Macro Photography....

Started Nov 26, 2007 | Discussions thread
Tom Rowland Veteran Member • Posts: 5,891
Re: Yeah but

Chester0711 wrote:

I suppose some details would help.

Let me tell you where i am currently.......

I have some decent photography experience in the way of landscape
photography and other areas.....about 2-3 years plus of experience.

I attempted to get into Macro photogrphy ...went out and bought a
Sigma 50mm Macro lens only to find that this lens won't do 1 of 1.
Also, and I know this is a major issue with Macro, I am having
trouble getting a depth of focus with this lens that gets me a
reasonable amount of detail across the object.

Well I have a Sigma 50 and while I have never really tested it does seem to do 1:1 for me. And the Sigma specs list it as doing 1:1. So I am not sure why yours wont do 1:1.

Most folks understand that more DOF is the result of stopping down. But stopping down reduces the light, and this is often a problem with macro; and usually means some type of flash.
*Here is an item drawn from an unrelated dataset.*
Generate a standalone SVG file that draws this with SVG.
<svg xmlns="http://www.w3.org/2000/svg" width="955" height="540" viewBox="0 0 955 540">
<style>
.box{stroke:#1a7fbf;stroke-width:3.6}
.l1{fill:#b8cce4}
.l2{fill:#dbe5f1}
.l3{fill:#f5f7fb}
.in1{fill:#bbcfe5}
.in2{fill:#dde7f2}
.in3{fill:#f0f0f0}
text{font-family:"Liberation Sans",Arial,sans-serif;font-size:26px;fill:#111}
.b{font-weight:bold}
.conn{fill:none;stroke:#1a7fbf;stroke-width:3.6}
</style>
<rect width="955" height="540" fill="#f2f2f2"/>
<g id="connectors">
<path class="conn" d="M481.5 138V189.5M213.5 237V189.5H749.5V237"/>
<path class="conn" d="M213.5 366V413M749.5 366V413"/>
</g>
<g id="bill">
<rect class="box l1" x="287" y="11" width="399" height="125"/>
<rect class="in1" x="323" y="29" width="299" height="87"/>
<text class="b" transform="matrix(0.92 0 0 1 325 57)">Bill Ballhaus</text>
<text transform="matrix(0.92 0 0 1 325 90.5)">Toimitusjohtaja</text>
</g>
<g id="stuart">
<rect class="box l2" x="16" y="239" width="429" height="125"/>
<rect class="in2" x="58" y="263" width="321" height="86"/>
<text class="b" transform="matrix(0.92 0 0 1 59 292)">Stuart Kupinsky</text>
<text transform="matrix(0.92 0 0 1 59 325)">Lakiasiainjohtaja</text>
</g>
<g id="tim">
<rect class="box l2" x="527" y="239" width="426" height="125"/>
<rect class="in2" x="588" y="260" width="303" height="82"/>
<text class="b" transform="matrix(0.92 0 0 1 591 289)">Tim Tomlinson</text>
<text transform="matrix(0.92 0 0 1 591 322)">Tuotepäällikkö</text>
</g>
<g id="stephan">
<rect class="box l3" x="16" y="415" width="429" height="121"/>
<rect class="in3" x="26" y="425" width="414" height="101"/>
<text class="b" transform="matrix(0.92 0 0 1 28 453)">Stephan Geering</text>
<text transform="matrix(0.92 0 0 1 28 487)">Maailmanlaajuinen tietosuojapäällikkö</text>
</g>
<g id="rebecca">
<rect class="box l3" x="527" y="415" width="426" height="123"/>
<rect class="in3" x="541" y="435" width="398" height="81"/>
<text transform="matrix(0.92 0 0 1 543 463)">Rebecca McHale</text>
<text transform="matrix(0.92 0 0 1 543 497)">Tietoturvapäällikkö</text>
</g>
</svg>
I attempt macro shots of Flowers, or anything with small details that
I can enlarge (most recently trying to photograph flies for fly
fishing)....Nothing like live bugs or anything...... yet!

Size of prints that I want are anywhere from 5x7 to a 13x19.
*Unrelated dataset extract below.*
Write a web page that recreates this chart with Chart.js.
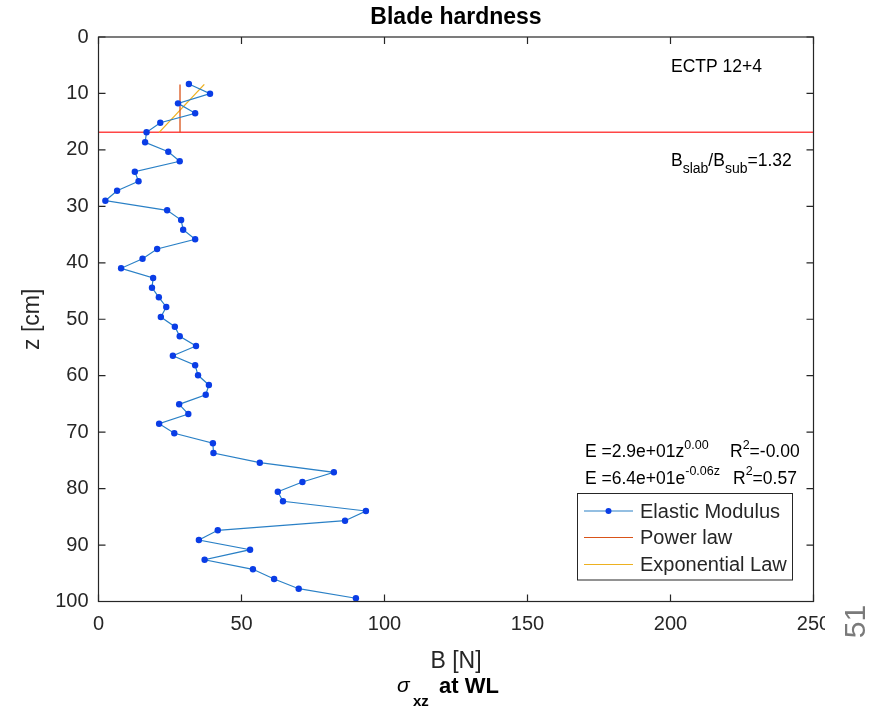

I guess what I am wondering is....can I get true 1 of 1 with this
lens or will it be an absolute trial? Is it my technique? Any

Well you can get 1:1, but the front element of the lens needs to be very close to the subject. The only way I can get that with my 50 is using a ring light. But this works well for photographing small computer parts I fabricate.

I also have a Sigma 150 which I use for bugs. It has a working distance of say 12 inches or so with real good magnification. I also have a Canon 400/5.6 and a Canon 500/f4 which I use stacked extension tubes on for a really big working distance.
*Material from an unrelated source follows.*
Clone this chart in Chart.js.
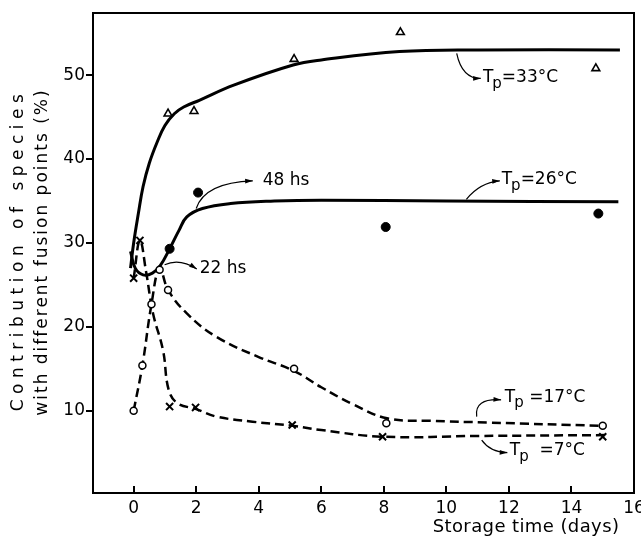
<!DOCTYPE html>
<html>
<head>
<meta charset="utf-8">
<script src="https://cdn.jsdelivr.net/npm/chart.js@4/dist/chart.umd.min.js"></script>
<style>
    html, body { margin: 0; padding: 0; background: #fff; }
</style>
</head>
<body>
<canvas id="chart" width="641" height="544"></canvas>
<script>
// Measured points (storage time in days, contribution in %)
const days33 = [1.1, 1.93, 5.13, 8.53, 14.78];
const vals33 = [45.4, 45.7, 51.9, 55.1, 50.8];
const days26 = [1.15, 2.06, 8.06, 14.86];
const vals26 = [29.3, 36.0, 31.9, 33.5];
const days17 = [0, 0.28, 0.57, 0.83, 1.1, 5.13, 8.08, 15.0];
const vals17 = [10, 15.4, 22.7, 26.8, 24.4, 15.0, 8.5, 8.2];
const days7 = [0, 0.2, 1.15, 1.98, 5.07, 7.96, 15.0];
const vals7 = [25.8, 30.3, 10.5, 10.4, 8.3, 6.9, 6.9];

// Hand-drawn fitted curves
const fit33X = [-0.1, 0, 0.15, 0.3, 0.5, 0.75, 1.0, 1.3, 1.6, 2.1, 3.2, 5.1, 6, 8.5, 11, 15.55];
const fit33Y = [27, 30, 33.5, 36.7, 39.5, 42, 44, 45.4, 46.2, 47, 48.8, 51.2, 51.8, 52.8, 53, 53];
const fit26X = [-0.1, 0.05, 0.3, 0.6, 0.85, 1.15, 1.45, 1.7, 2.2, 3.1, 4.5, 6, 10, 15.5];
const fit26Y = [29, 27, 26.2, 26.4, 27.3, 29.3, 31.5, 33.1, 34.1, 34.7, 35.0, 35.1, 35, 34.9];
const fit17X = [0, 0.28, 0.57, 0.83, 1.1, 1.7, 2.65, 4.0, 5.1, 6.0, 7.0, 8.1, 9.5, 11.3, 15.0];
const fit17Y = [10, 15.4, 22.7, 27, 24.4, 21.6, 18.8, 16.4, 14.8, 12.8, 10.8, 9.1, 8.8, 8.6, 8.2];
const fit7X = [0, 0.2, 0.4, 0.62, 0.94, 1.12, 1.4, 2, 2.65, 3.8, 5.1, 6, 8, 11, 15.1];
const fit7Y = [25.8, 30.3, 26.5, 21.6, 17.2, 12.5, 10.9, 10.2, 9.3, 8.7, 8.2, 7.7, 6.9, 7.0, 7.1];

// Tick labels
const xTicks = [0, 2, 4, 6, 8, 10, 12, 14, 16];
const yTicks = [10, 20, 30, 40, 50];

const FONT = "'DejaVu Sans', sans-serif";

function toPoints(xs, ys) {
    return xs.map((x, i) => ({ x: x, y: ys[i] }));
}

function markers(label, xs, ys, style, radius, fill, width) {
    return {
        label: label,
        data: toPoints(xs, ys),
        showLine: false,
        pointStyle: style,
        pointRadius: radius,
        pointBackgroundColor: fill,
        pointBorderColor: '#000',
        pointBorderWidth: width,
        order: 0
    };
}

function curve(label, xs, ys, dashed) {
    return {
        label: label,
        data: toPoints(xs, ys),
        showLine: true,
        borderColor: '#000',
        borderWidth: dashed ? 2.5 : 3,
        borderDash: dashed ? [9, 5] : [],
        tension: 0.4,
        pointRadius: 0,
        order: 1
    };
}

// Annotations: labels with small curved arrows (in data units)
const notes = [
    { main: 'T', sub: 'p', rest: '=33°C', tx: 11.17, ty: 49.7, from: [10.33, 52.6], ctrl: [10.5, 49.6], to: [11.1, 49.6] },
    { main: 'T', sub: 'p', rest: '=26°C', tx: 11.77, ty: 37.5, from: [10.64, 35.2], ctrl: [11.07, 37.2], to: [11.71, 37.4] },
    { main: '48 hs', sub: '', rest: '', tx: 4.13, ty: 37.4, from: [2.0, 34.1], ctrl: [2.27, 37.2], to: [3.81, 37.4] },
    { main: '22 hs', sub: '', rest: '', tx: 2.11, ty: 26.9, from: [0.99, 27.4], ctrl: [1.47, 28.2], to: [2.02, 26.9] },
    { main: 'T', sub: 'p', rest: ' =17°C', tx: 11.87, ty: 11.6, from: [10.97, 9.3], ctrl: [10.88, 11.5], to: [11.75, 11.3] },
    { main: 'T', sub: 'p', rest: '  =7°C', tx: 12.03, ty: 5.2, from: [11.13, 6.5], ctrl: [11.39, 5.1], to: [11.95, 5.0] }
];

const framePlugin = {
    id: 'frame',
    afterDraw(chart) {
        const ctx = chart.ctx;
        const area = chart.chartArea;
        const xs = chart.scales.x;
        const ys = chart.scales.y;
        ctx.save();

        // box round the plot
        ctx.strokeStyle = '#000';
        ctx.lineWidth = 2;
        ctx.strokeRect(area.left, area.top, area.right - area.left, area.bottom - area.top);

        // inward tick marks on the time axis
        xTicks.forEach(v => {
            const px = Math.round(xs.getPixelForValue(v));
            ctx.beginPath();
            ctx.moveTo(px, area.bottom);
            ctx.lineTo(px, area.bottom - 7);
            ctx.stroke();
        });

        // arrows and labels
        ctx.fillStyle = '#000';
        ctx.lineWidth = 1.2;
        notes.forEach(n => {
            const fx = xs.getPixelForValue(n.from[0]), fy = ys.getPixelForValue(n.from[1]);
            const cx = xs.getPixelForValue(n.ctrl[0]), cy = ys.getPixelForValue(n.ctrl[1]);
            const tx = xs.getPixelForValue(n.to[0]), ty = ys.getPixelForValue(n.to[1]);
            ctx.beginPath();
            ctx.moveTo(fx, fy);
            ctx.quadraticCurveTo(cx, cy, tx, ty);
            ctx.stroke();
            const ang = Math.atan2(ty - cy, tx - cx);
            ctx.beginPath();
            ctx.moveTo(tx, ty);
            ctx.lineTo(tx - 8 * Math.cos(ang - 0.3), ty - 8 * Math.sin(ang - 0.3));
            ctx.lineTo(tx - 8 * Math.cos(ang + 0.3), ty - 8 * Math.sin(ang + 0.3));
            ctx.closePath();
            ctx.fill();

            let x = xs.getPixelForValue(n.tx);
            const y = ys.getPixelForValue(n.ty);
            ctx.textBaseline = 'middle';
            ctx.textAlign = 'left';
            ctx.font = '17px ' + FONT;
            ctx.fillText(n.main, x, y);
            x += ctx.measureText(n.main).width;
            if (n.sub) {
                ctx.font = '15px ' + FONT;
                ctx.fillText(n.sub, x - 1, y + 6);
                x += ctx.measureText(n.sub).width - 1;
                ctx.font = '17px ' + FONT;
                ctx.fillText(n.rest, x, y);
            }
        });

        // axis titles
        ctx.textAlign = 'center';
        ctx.textBaseline = 'middle';
        ctx.font = '18px ' + FONT;
        ctx.letterSpacing = '0.4px';
        ctx.fillText('Storage time (days)', area.right - 108, area.bottom + 34);

        ctx.translate(0, (area.top + area.bottom) / 2);
        ctx.rotate(-Math.PI / 2);
        ctx.font = '17px ' + FONT;
        ctx.letterSpacing = '5.5px';
        ctx.fillText('Contribution of species', 3, 19);
        ctx.letterSpacing = '2px';
        ctx.fillText('with different fusion points (%)', 1, 43);
        ctx.restore();
    }
};

new Chart(document.getElementById('chart'), {
    type: 'scatter',
    data: {
        datasets: [
            markers('33 °C', days33, vals33, 'triangle', 4.5, '#fff', 1.6),
            markers('26 °C', days26, vals26, 'circle', 4.5, '#000', 1),
            markers('17 °C', days17, vals17, 'circle', 3.5, '#fff', 1.5),
            markers('7 °C', days7, vals7, 'crossRot', 5, '#000', 2),
            curve('fit 33 °C', fit33X, fit33Y, false),
            curve('fit 26 °C', fit26X, fit26Y, false),
            curve('fit 17 °C', fit17X, fit17Y, true),
            curve('fit 7 °C', fit7X, fit7Y, true)
        ]
    },
    options: {
        responsive: false,
        animation: false,
        layout: { padding: { top: 13, right: 7 } },
        plugins: {
            legend: { display: false },
            tooltip: { enabled: false }
        },
        scales: {
            x: {
                type: 'linear',
                min: -1.3,
                max: 16,
                afterBuildTicks: scale => { scale.ticks = xTicks.map(v => ({ value: v })); },
                afterFit: scale => { scale.height = 51; scale.paddingRight = 0; scale.paddingLeft = 0; },
                grid: { display: false, drawTicks: false },
                border: { display: false },
                ticks: { color: '#000', padding: 5, font: { family: FONT, size: 17 } }
            },
            y: {
                type: 'linear',
                min: 0.2,
                max: 57.4,
                afterBuildTicks: scale => { scale.ticks = yTicks.map(v => ({ value: v })); },
                afterFit: scale => { scale.width = 93; scale.paddingTop = 0; scale.paddingBottom = 0; },
                grid: { drawOnChartArea: false, drawTicks: true, tickLength: 7, tickColor: '#000', lineWidth: 2 },
                border: { display: false },
                ticks: { color: '#000', padding: 1, font: { family: FONT, size: 17 } }
            }
        }
    },
    plugins: [framePlugin]
});
</script>
</body>
</html>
I also have a Canon 500d close up filter (very similar to the Nikon 6T which I also have; but the Nikon has a smaller filter size) that gives good results with my 70-200 and 400/5.6.

I also have a Pany FZ20 which gives great results with the Nikon 6T.

I also have some step up/step down rings so I can reverse lens, but that is a real PITA and I seldom do that.

Any or all of these camera or lens choices would work, some better than others depending on just what you want to photograph.

As for technique I cant really comment on yours, but I can tell you that for most bug macros I like the 150 macro or the 500/f4 with tubes. For flowers I like the 50mm or the 70-200 with the CU filter. For ease of use the Panny P&S is a real gem. The 400/5.6 with extension tubes is much easier to use than the 500, but the IQ is not as good.

When I use the 150 I almost always use a simple Sigma EF500 flash. For the Sigma 50mm macro I use a Samigon ring light. For the 400 and 500 I shoot with a good tripod and a gimbal head. All the rest I shoot hand held. For the 400 and 500 I use AF mostly, but MF sometimes; same for the Panny; all the rest are hand held. I often use a 1.4 TC on the Sigma 150.

Let me know if i can provide anymore info.

I sorta set two cutoffs for macro technique.

Using a 50 (and probably 60 and 70) mm a ring light is almost a must. MF and ME often produce better results for me (I ME with a grey card; but sometimes adjust it a little).

At around 100-150mm I switch from a ringlight to a good TTL flash, but still shoot MF and ME.

At around 300mm (I have tried this with my Sigma 120-300 and tubes) I switch to natural light, but put the bigger lens on a gimbal head and a good tripod. Using these longer focal lengths (300,400, and 500) can really give big working distances.

If you can narrow your macro goals to one of these three focal length areas it will help folks better answer your questions.